Strict compartmentalization in the revolutionary movement prevented me from fraternizing with the student sector except those student leaders from the Philippine College of Commerce and the University of the Philippines who religiously stuck by the strike that I led in the Makabayan Publishing Corp. beginning in April 1971. At the UCCP forum, I could only surmise that Chito must have been among those students who kept vigil with us at the strike area. How else could he have known me before to be able to say, “And Mauro is here.”
“He must have been reading your column,” my seatmate opined.
But my profile photo in my column is that of a clean-shaven not seventyish-looking guy, much different from what must have appeared in the eyes of the ambassador as he fixed a gentle stare at me, a shabbily whiskered character, clumsily attired in imitation leather jacket and Palos cap. No way he could have identified me through my polished column photograph.
Silently I appreciated Chito’s recognition.
But in all candor, his long dissertation didn’t suit me fine. There was nothing in his talk that I hadn’t already written about in my columns through all these past eight years: the China-Philippine conflict over certain areas in the South China Sea; the arbitral case the Philippines lodged at the Permanent Court of Arbitration at the Hague, China’s snubbing of the proceedings and the perceived Philippine victory; China’s insistence on a bilateral settlement of the dispute; President Duterte’s rightly pursuing the economic course of settling the issue, etc.
“He talks too long,” whispers my seatmate.
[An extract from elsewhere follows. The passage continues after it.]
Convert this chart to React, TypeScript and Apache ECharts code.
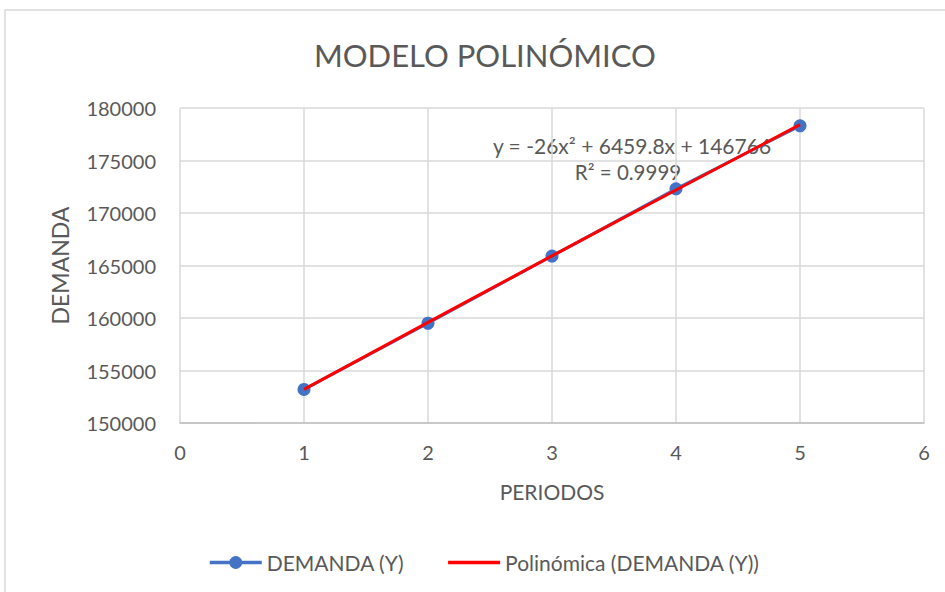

I told myself, “Not too long if you view it as arguing the Chinese case.” You do need a lot more than the entire breadth of the theologically inspired discussion of China-Philippine relationship to get the whole issue over with. I had this much forbearance for that moment I would get the chance to get my message across to Chito at whatever time he ended his speech.
I had this one single concern. From the time those student leaders stayed put in China in 1971 all the way up to 2010 when Chito decided to come home, the time lapse had been 40 years. This meant he had stayed in China longer than he had in the land of his birth; he left the country when he was 23 years old. He stayed in China for a total of 31 continuous years.
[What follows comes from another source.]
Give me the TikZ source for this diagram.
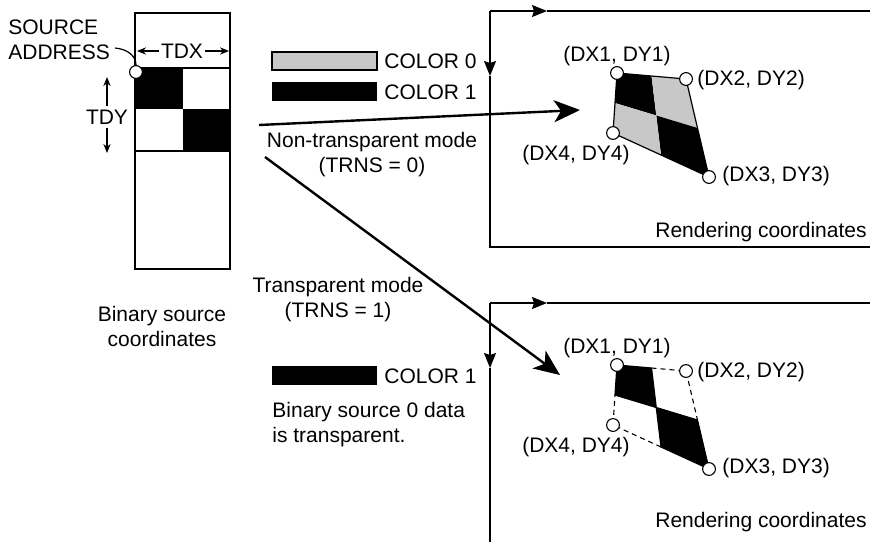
\documentclass[tikz,border=0pt]{standalone}
\usepackage{fontspec}
\setmainfont{Liberation Sans}
\usetikzlibrary{arrows.meta,calc}
\definecolor{cgray}{HTML}{C8C8C8}
\tikzset{
  lbl/.style={font=\fontsize{10.5}{12.5}\selectfont, inner sep=0pt, align=center},
  vtx/.style={circle, draw, fill=white, line width=0.55pt, minimum size=6.4pt, inner sep=0pt},
  mainarr/.style={-{Stealth[length=13pt,width=11pt,inset=3.5pt]}, line width=1.2pt},
  tarr/.style={-{Stealth[length=4.5pt,width=3.6pt]}, line width=0.6pt},
  axarr/.style={-{Stealth[length=7.5pt,width=6pt,inset=1pt]}, line width=0.65pt},
  thin/.style={line width=0.6pt},
  dsh/.style={line width=0.55pt, dash pattern=on 2.5pt off 2pt},
}

\begin{document}
\begin{tikzpicture}[x=0.5pt, y=-0.5pt]
  \useasboundingbox (0,0) rectangle (870,542);

  % binary source
  \fill (135,68) rectangle (183,109);
  \fill (183,109) rectangle (230,151);
  \draw[thin] (135,13) rectangle (230,269);
  \draw[thin] (135,68) -- (230,68) (135,151) -- (230,151);
  \node[vtx] (sa) at (136,72) {};
  \node[lbl, align=left, anchor=west] (saddr) at (8,40) {SOURCE\\ADDRESS};
  \coordinate (ce) at (115,48);
  \draw[thin] (ce) to[out=-5, in=90] (sa.north);

  \node[lbl] (tdx) at (182,51) {TDX};
  \draw[tarr] (tdx.west) ++(-2,0) -- (137,51);
  \draw[tarr] (tdx.east) ++(2,0) -- (229,51);
  \node[lbl] (tdy) at (107,117) {TDY};
  \draw[tarr] (tdy.north) ++(0,-3) -- (107,77);
  \draw[tarr] (tdy.south) ++(0,3) -- (107,153);
  \node[lbl] (bsc) at (162,326) {Binary source\\coordinates};

  % legend
  \draw[thin, fill=cgray] (272,52) rectangle (377,70);
  \node[lbl, anchor=west] (c0) at (384,61) {COLOR 0};
  \fill (272,82) rectangle (377,101);
  \node[lbl, anchor=west] (c1) at (384,92) {COLOR 1};
  \fill (272,366) rectangle (377,385);
  \node[lbl, anchor=west] (c1b) at (384,376) {COLOR 1};
  \node[lbl, align=left, anchor=west] (note) at (272,425) {Binary source 0 data\\is transparent.};

  % modes
  \node[lbl] (ntm) at (372,155) {Non-transparent mode\\(TRNS = 0)};
  \node[lbl] (tm) at (338,300) {Transparent mode\\(TRNS = 1)};
  \coordinate (s1) at (259,125);
  \coordinate (t1) at (580,110);
  \coordinate (s2) at (265,157);
  \coordinate (t2) at (560,375);
  \draw[mainarr] (s1) -- (t1);
  \draw[mainarr] (s2) -- (t2);

  % rendering, non-transparent
  \draw[axarr] (490,11) -- (547,11);
  \draw[thin] (547,11) -- (870,11);
  \draw[axarr] (490,11) -- (490,76);
  \draw[thin] (490,76) -- (490,247) -- (870,247);
  \coordinate (p1) at (617,73);
  \coordinate (p2) at (686,79);
  \coordinate (p3) at (709,177);
  \coordinate (p4) at (613,133);
  \coordinate (m12) at ($(p1)!0.5!(p2)$);
  \coordinate (m23) at ($(p2)!0.5!(p3)$);
  \coordinate (m34) at ($(p3)!0.5!(p4)$);
  \coordinate (m41) at ($(p4)!0.5!(p1)$);
  \coordinate (mc) at ($(m12)!0.5!(m34)$);
  \fill (p1) -- (m12) -- (mc) -- (m41) -- cycle;
  \fill[cgray] (m12) -- (p2) -- (m23) -- (mc) -- cycle;
  \fill (mc) -- (m23) -- (p3) -- (m34) -- cycle;
  \fill[cgray] (m41) -- (mc) -- (m34) -- (p4) -- cycle;
  \draw[thin] (p1) -- (p2) -- (p3) -- (p4) -- cycle;
  \node[vtx] (a1) at (p1) {};
  \node[vtx] (a2) at (p2) {};
  \node[vtx] (a3) at (p3) {};
  \node[vtx] (a4) at (p4) {};
  \node[lbl] (la1) at (617,56) {(DX1, DY1)};
  \node[lbl, anchor=west] (la2) at (697,80) {(DX2, DY2)};
  \node[lbl] (la4) at (576,155) {(DX4, DY4)};
  \node[lbl, anchor=west] (la3) at (722,176) {(DX3, DY3)};
  \node[lbl] (rc1) at (761,232) {Rendering coordinates};

  % rendering, transparent
  \begin{scope}[shift={(0,292)}]
    \draw[axarr] (490,11) -- (547,11);
    \draw[thin] (547,11) -- (870,11);
    \draw[axarr] (490,11) -- (490,76);
    \draw[thin] (490,76) -- (490,250);
    \coordinate (q1) at (617,73);
    \coordinate (q2) at (686,79);
    \coordinate (q3) at (709,177);
    \coordinate (q4) at (613,133);
    \coordinate (n12) at ($(q1)!0.5!(q2)$);
    \coordinate (n23) at ($(q2)!0.5!(q3)$);
    \coordinate (n34) at ($(q3)!0.5!(q4)$);
    \coordinate (n41) at ($(q4)!0.5!(q1)$);
    \coordinate (nc) at ($(n12)!0.5!(n34)$);
    \fill (q1) -- (n12) -- (nc) -- (n41) -- cycle;
    \fill (nc) -- (n23) -- (q3) -- (n34) -- cycle;
    \draw[thin] (q1) -- (n12) -- (nc) -- (n41) -- cycle;
    \draw[thin] (nc) -- (n23) -- (q3) -- (n34) -- cycle;
    \draw[dsh] (n12) -- (q2) -- (n23);
    \draw[dsh] (n34) -- (q4) -- (n41);
    \node[vtx] (b1) at (q1) {};
    \node[vtx] (b2) at (q2) {};
    \node[vtx] (b3) at (q3) {};
    \node[vtx] (b4) at (q4) {};
    \node[lbl] (lb1) at (617,56) {(DX1, DY1)};
    \node[lbl, anchor=west] (lb2) at (697,80) {(DX2, DY2)};
    \node[lbl] (lb4) at (576,155) {(DX4, DY4)};
    \node[lbl, anchor=west] (lb3) at (722,176) {(DX3, DY3)};
    \node[lbl] (rc2) at (761,230) {Rendering coordinates};
  \end{scope}
\end{tikzpicture}
\end{document}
If duration of residence in a country is to be the gauge of one’s citizenship, then Ambassador Sta. Romana must be more Chinese than Filipino, simple as that. It is no surprise then that when he speaks of the Philippine-China relationship, it must be beyond him to get away from having to sound very Chinese rather the Filipino diplomat that he is. Well, as one historian once observed, China is one nation that has never been really conquered by a foreign power — because the conqueror ultimately ends up being assimilated into the irrepressible Chinese culture.
If I were to undergo 40 years of continuous assimilation into that culture, how could I have escaped total sinicization?
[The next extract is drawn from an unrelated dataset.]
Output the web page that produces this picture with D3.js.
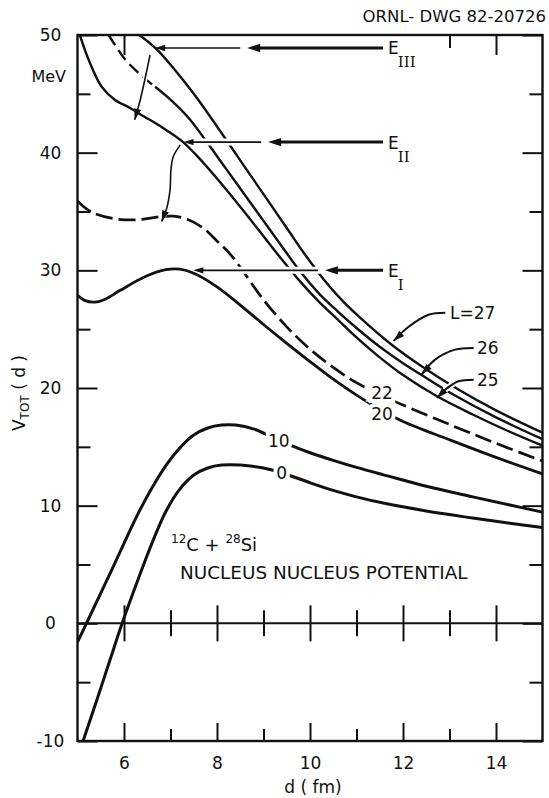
<!DOCTYPE html>
<html>
<head>
<meta charset="utf-8">
<title>12C + 28Si nucleus-nucleus potential</title>
<script src="https://cdn.jsdelivr.net/npm/d3@7/dist/d3.min.js"></script>
<style>
  html, body { margin: 0; padding: 0; background: #fff; }
  svg { display: block; }
  text { font-family: "DejaVu Sans", "Noto Sans", sans-serif; fill: #111; }
</style>
</head>
<body>
<svg id="chart" width="549" height="798"></svg>
<script>
// Total potential V_TOT(d) (MeV) versus separation d (fm) for several partial waves L
const xTickLabels = [6, 8, 10, 12, 14];
const yTickLabels = [50, 40, 30, 20, 10, 0, -10];

const curveL0 = [[5.12,-10],[5.4,-6.7],[5.7,-3.1],[5.96,0],[6.3,3.7],[6.6,6.8],[6.9,9.5],[7.2,11.4],
  [7.5,12.6],[7.8,13.2],[8.1,13.45],[8.5,13.45],[9.0,13.2],[9.5,12.65],[10.0,11.95],[10.5,11.3],
  [11.0,10.75],[11.6,10.2],[12.5,9.55],[13.5,8.95],[14.3,8.5],[15,8.15]];
const curveL10 = [[5,-1.6],[5.3,0.9],[5.66,3.9],[6.0,6.8],[6.3,9.3],[6.6,11.5],[6.9,13.4],[7.2,14.9],
  [7.5,16.0],[7.8,16.6],[8.1,16.85],[8.4,16.85],[8.8,16.5],[9.2,15.8],[9.6,15.1],[10.0,14.5],
  [10.5,13.85],[11.0,13.25],[11.6,12.6],[12.5,11.65],[13.5,10.75],[14.3,10.05],[15,9.45]];
const curveL20 = [[5,27.87],[5.15,27.45],[5.38,27.3],[5.6,27.55],[5.92,28.3],[6.45,29.45],[6.9,30.05],
  [7.2,30.1],[7.5,29.75],[8.0,28.6],[8.5,27.05],[9.0,25.4],[9.5,23.8],[10.0,22.25],[10.5,20.75],
  [11.0,19.4],[11.5,18.2],[12.0,17.15],[13.0,15.6],[14.0,14.1],[15,12.7]];
const curveL22 = [[5,35.9],[5.28,35.0],[5.77,34.4],[6.3,34.3],[6.76,34.55],[7.06,34.6],[7.36,34.35],
  [7.7,33.6],[8.0,32.5],[8.3,31.3],[8.6,29.7],[9.0,27.5],[9.5,25.2],[10.0,23.3],[10.5,21.75],
  [11.0,20.45],[11.55,19.35],[12.0,18.55],[13.0,16.9],[14.0,15.3],[15,13.8]];
const curveL25 = [[5.05,50],[5.25,47.8],[5.52,45.6],[5.8,44.5],[6.13,43.8],[6.42,43.1],[6.8,42.2],
  [7.24,41.0],[7.6,39.6],[8.0,37.8],[8.5,35.4],[9.0,32.9],[9.4,30.9],[9.8,29.0],[10.2,27.3],
  [10.6,25.8],[11.0,24.3],[11.5,22.6],[12.0,21.1],[12.73,19.3],[13.5,17.75],[14.2,16.45],[15,15.1]];
const curveL26 = [[5.67,50],[6.03,47.9],[6.42,46.4],[6.67,45.6],[7.0,44.5],[7.4,42.9],[7.8,40.8],
  [8.2,38.6],[8.6,36.4],[9.0,34.2],[9.4,32.0],[9.8,29.85],[10.2,28.0],[10.6,26.5],[11.0,25.1],
  [11.5,23.5],[12.0,22.1],[12.4,21.1],[13.1,19.4],[14.0,17.5],[15,15.65]];
const curveL27 = [[6.33,50],[6.7,48.8],[7.1,47.0],[7.5,45.0],[7.9,42.8],[8.3,40.5],[8.7,38.2],
  [9.1,35.9],[9.5,33.6],[9.9,31.3],[10.3,29.2],[10.7,27.4],[11.1,25.9],[11.75,23.7],[12.4,21.85],
  [13.2,19.85],[14.0,18.1],[15,16.2]];

// Barrier energies E_I, E_II, E_III (MeV)
const levelNames = ["III", "II", "I"];
const levelEnergies = [48.9, 40.9, 30.0];

// ---------------------------------------------------------------------------
const frame = { left: 77.5, right: 542.5, top: 35, bottom: 741 };
const x = d3.scaleLinear().domain([5, 15]).range([frame.left, frame.right]);
const y = d3.scaleLinear().domain([-10, 50]).range([frame.bottom, frame.top]);
const ink = "#111";
const svg = d3.select("#chart");

svg.append("defs").append("clipPath").attr("id", "plotArea")
  .append("rect")
  .attr("x", frame.left).attr("y", frame.top)
  .attr("width", frame.right - frame.left).attr("height", frame.bottom - frame.top);

const line = d3.line().x(p => x(p[0])).y(p => y(p[1])).curve(d3.curveCatmullRom.alpha(0.5));

// curves
const series = [
  { pts: curveL0,  w: 3.0 },
  { pts: curveL10, w: 3.0 },
  { pts: curveL20, w: 2.8 },
  { pts: curveL22, w: 2.7, dash: "17,6" },
  { pts: curveL25, w: 2.4 },
  { pts: curveL26.filter(p => p[0] <= 6.67), w: 2.4, dash: "12,6" },
  { pts: curveL26.filter(p => p[0] >= 6.67), w: 2.4 },
  { pts: curveL27, w: 2.4 }
];
const plot = svg.append("g").attr("clip-path", "url(#plotArea)");
plot.selectAll("path.curve").data(series).join("path")
  .attr("class", "curve")
  .attr("d", s => line(s.pts))
  .attr("fill", "none")
  .attr("stroke", ink)
  .attr("stroke-width", s => s.w)
  .attr("stroke-dasharray", s => s.dash || null);

// labels written into gaps of the curves
const inlineLabels = [
  { t: "0",  d: 9.39,  v: 12.75 },
  { t: "10", d: 9.33,  v: 15.5 },
  { t: "20", d: 11.55, v: 17.8 },
  { t: "22", d: 11.55, v: 19.6 }
];
svg.selectAll("text.inl").data(inlineLabels).join("text")
  .attr("class", "inl")
  .attr("x", l => x(l.d)).attr("y", l => y(l.v))
  .attr("text-anchor", "middle").attr("dominant-baseline", "central")
  .attr("font-size", 17)
  .attr("stroke", "#fff").attr("stroke-width", 8).attr("paint-order", "stroke")
  .text(l => l.t);

// arrow helpers
const ann = svg.append("g");
function head(tip, from, len, half) {
  const dx = tip[0] - from[0], dy = tip[1] - from[1], n = Math.hypot(dx, dy);
  const ux = dx / n, uy = dy / n;
  const bx = tip[0] - ux * len, by = tip[1] - uy * len;
  ann.append("path")
    .attr("d", `M${tip[0]},${tip[1]}L${bx - uy * half},${by + ux * half}L${bx + uy * half},${by - ux * half}Z`)
    .attr("fill", ink);
}
const smooth = d3.line().curve(d3.curveCatmullRom.alpha(0.5));
function curvedArrow(ptsData, w, halo) {
  const px = ptsData.map(p => [x(p[0]), y(p[1])]);
  const n = px.length;
  const cut = [px[n - 1][0] * 0.6 + px[n - 2][0] * 0.4, px[n - 1][1] * 0.6 + px[n - 2][1] * 0.4];
  ann.append("path").attr("d", smooth(px.slice(0, -1).concat([cut])))
    .attr("fill", "none").attr("stroke", "#fff").attr("stroke-width", halo);
  ann.append("path").attr("d", smooth(px))
    .attr("fill", "none").attr("stroke", ink).attr("stroke-width", w);
  head(px[n - 1], px[n - 2], 11, 3.6);
}

// horizontal energy arrows
const levelLayout = [
  { tip: 6.67, mid: 8.65 },
  { tip: 7.28, mid: 9.10 },
  { tip: 7.49, mid: 10.32 }
];
const shaftEnd = x(11.57);
levelEnergies.forEach((e, i) => {
  const yy = y(e), tipX = x(levelLayout[i].tip), midX = x(levelLayout[i].mid);
  ann.append("line").attr("x1", tipX + 10).attr("x2", shaftEnd).attr("y1", yy).attr("y2", yy)
    .attr("stroke", "#fff").attr("stroke-width", 7);
  ann.append("line").attr("x1", tipX + 4).attr("x2", midX - 7).attr("y1", yy).attr("y2", yy)
    .attr("stroke", ink).attr("stroke-width", 1.6);
  head([tipX, yy], [tipX + 10, yy], 10, 3.2);
  head([midX, yy], [midX + 10, yy], 13, 4.2);
  ann.append("line").attr("x1", midX + 8).attr("x2", shaftEnd).attr("y1", yy).attr("y2", yy)
    .attr("stroke", ink).attr("stroke-width", 3);
  const t = svg.append("text").attr("x", x(11.68)).attr("y", yy + 6.5).attr("font-size", 17);
  t.append("tspan").text("E");
  t.append("tspan").attr("dx", -1).attr("dy", 13)
    .attr("font-family", '"DejaVu Serif", serif').attr("font-size", 15)
    .text(levelNames[i]);
});

// curved arrows from the barrier tops
curvedArrow([[6.56,48.3],[6.47,46.6],[6.35,44.5],[6.23,42.8]], 1.6, 5);
curvedArrow([[7.21,40.66],[7.06,39.67],[7.01,38.54],[6.99,36.84],[6.92,35.29],[6.81,34.15]], 1.6, 5);

// pointers from the L labels
curvedArrow([[12.91,26.4],[12.55,26.23],[12.12,25.2],[11.8,24.0]], 2, 6);
curvedArrow([[13.52,23.4],[13.12,23.26],[12.69,22.41],[12.4,21.14]], 2, 6);
curvedArrow([[13.52,20.71],[13.19,20.57],[12.91,19.86],[12.73,19.16]], 2, 6);

const pointerLabels = [
  { t: "L=27", d: 13.01, v: 26.4 },
  { t: "26",   d: 13.59, v: 23.4 },
  { t: "25",   d: 13.59, v: 20.7 }
];
svg.selectAll("text.ptr").data(pointerLabels).join("text")
  .attr("class", "ptr")
  .attr("x", l => x(l.d)).attr("y", l => y(l.v))
  .attr("dominant-baseline", "central").attr("font-size", 17)
  .text(l => l.t);

// frame, ticks and zero line
svg.append("rect")
  .attr("x", frame.left).attr("y", frame.top)
  .attr("width", frame.right - frame.left).attr("height", frame.bottom - frame.top)
  .attr("fill", "none").attr("stroke", ink).attr("stroke-width", 2.4);

function styleAxis(g) {
  g.attr("font-family", '"DejaVu Sans", sans-serif').attr("font-size", 17);
  g.select(".domain").remove();
  g.selectAll(".tick line").attr("stroke", ink).attr("stroke-width", 2);
  g.selectAll(".tick text").attr("fill", ink);
}
const majorY = yTickLabels, minorY = d3.range(-5, 50, 10);
const majorX = xTickLabels, minorX = [7, 9, 11, 13];

svg.append("g").attr("transform", `translate(${frame.left},0)`)
  .call(d3.axisLeft(y).tickValues(majorY).tickFormat(d => String(d))
    .tickSizeInner(-20).tickSizeOuter(0).tickPadding(27))
  .call(styleAxis)
  .call(g => g.selectAll(".tick text").attr("text-anchor", "middle"));
svg.append("g").attr("transform", `translate(${frame.left},0)`)
  .call(d3.axisLeft(y).tickValues(minorY).tickFormat("").tickSizeInner(-13).tickSizeOuter(0))
  .call(styleAxis);
svg.append("g").attr("transform", `translate(${frame.right},0)`)
  .call(d3.axisRight(y).tickValues(majorY).tickFormat("").tickSizeInner(-20).tickSizeOuter(0))
  .call(styleAxis);
svg.append("g").attr("transform", `translate(${frame.right},0)`)
  .call(d3.axisRight(y).tickValues(minorY).tickFormat("").tickSizeInner(-13).tickSizeOuter(0))
  .call(styleAxis);

svg.append("g").attr("transform", `translate(0,${frame.bottom})`)
  .call(d3.axisBottom(x).tickValues(majorX).tickFormat(d => String(d))
    .tickSizeInner(-18).tickSizeOuter(0).tickPadding(16))
  .call(styleAxis);
svg.append("g").attr("transform", `translate(0,${frame.bottom})`)
  .call(d3.axisBottom(x).tickValues(minorX).tickFormat("").tickSizeInner(-12).tickSizeOuter(0))
  .call(styleAxis);
svg.append("g").attr("transform", `translate(0,${frame.top})`)
  .call(d3.axisTop(x).tickValues([6, 14]).tickFormat("").tickSizeInner(-20).tickSizeOuter(0))
  .call(styleAxis);
svg.append("g").attr("transform", `translate(0,${frame.top})`)
  .call(d3.axisTop(x).tickValues([13]).tickFormat("").tickSizeInner(-13).tickSizeOuter(0))
  .call(styleAxis);

const zero = svg.append("g").attr("transform", `translate(0,${y(0)})`);
zero.append("line").attr("x1", frame.left).attr("x2", frame.right)
  .attr("stroke", ink).attr("stroke-width", 2);
[[majorX, 18], [minorX, 13]].forEach(([vals, len]) => {
  zero.append("g").call(d3.axisTop(x).tickValues(vals).tickFormat("").tickSizeInner(len).tickSizeOuter(0)).call(styleAxis);
  zero.append("g").call(d3.axisBottom(x).tickValues(vals).tickFormat("").tickSizeInner(len).tickSizeOuter(0)).call(styleAxis);
});

// titles and notes
svg.append("text").attr("x", 313).attr("y", 793).attr("text-anchor", "middle")
  .attr("font-size", 17).text("d ( fm)");
const yt = svg.append("text").attr("transform", "translate(25,393) rotate(-90)")
  .attr("text-anchor", "middle").attr("font-size", 17);
yt.append("tspan").text("V");
yt.append("tspan").attr("font-size", 12).attr("dy", 4).text("TOT");
yt.append("tspan").attr("dy", -4).text(" ( d )");

svg.append("text").attr("x", 66).attr("y", 82).attr("text-anchor", "end")
  .attr("font-size", 16).text("MeV");
svg.append("text").attr("x", 546).attr("y", 22).attr("text-anchor", "end")
  .attr("font-size", 16.5).text("ORNL- DWG 82-20726");

const sys = svg.append("text").attr("x", 171).attr("y", 551).attr("font-size", 18);
sys.append("tspan").attr("font-size", 12).attr("dy", -8).text("12");
sys.append("tspan").attr("dy", 8).text("C + ");
sys.append("tspan").attr("font-size", 12).attr("dy", -8).text("28");
sys.append("tspan").attr("dy", 8).text("Si");
svg.append("text").attr("x", 180).attr("y", 579).attr("font-size", 18.4)
  .text("NUCLEUS NUCLEUS POTENTIAL");
</script>
</body>
</html>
But make no mistake. Nothing is said here about being anti-China. Rather what is stressed is, as an old Chinese saying goes, “Nuns singing different tunes in different mountains.” Chinese propaganda in whatever concern and in whatever form is a job of Chinese officials and official Chinese propagandists, latent or incognito. Nothing forbids me from expressing my views on China expressive of my sincere beliefs. But certainly, Ambassador Sta. Romana cannot be on the same plane as I am on the matter. He is fettered by official protocol and restrictions of state decorum, I am not. And as I expressed it in the title of one of my recent columns (“Damned if I do, damned if I didn’t), if I must shout to the heavens that no nation comes to prosperity if not by China, I’d do it, because I truly believe so. That’s why I wouldn’t wish to be an ambassador, particularly to China, plainly because diplomatic ethics necessarily would stifle my right to state my case, for instance, on the simmering South China conflict, or on the alleged debt traps hidden in Chinese loans to the Philippines, which have already benefited the country in two packages since President Duterte’s dramatic turnaround in diplomatic alliance to China at the onset of his term.
How did it feel for Chito to have sounded like he was propagandizing for China rather than doing the exquisitely delicate task of diplomacy for the Philippines? He started speaking at about 2 in the afternoon and finished at nearly 4 o’clock. But as I said, I had the forbearance for the moment that I’d be able to get my message across to him.
When the moment came, I asked: What was your objective in hiding in China in 1971? Have you achieved that objective now that you have joined the administration of President Duterte?
Alas, but the audience were allowed to deliver their questions only through cellphone texts. And the moderator simply read them quickly one after another — giving the ambassador no chance to answer them one by one.
Thus, my curiosity never got satisfied.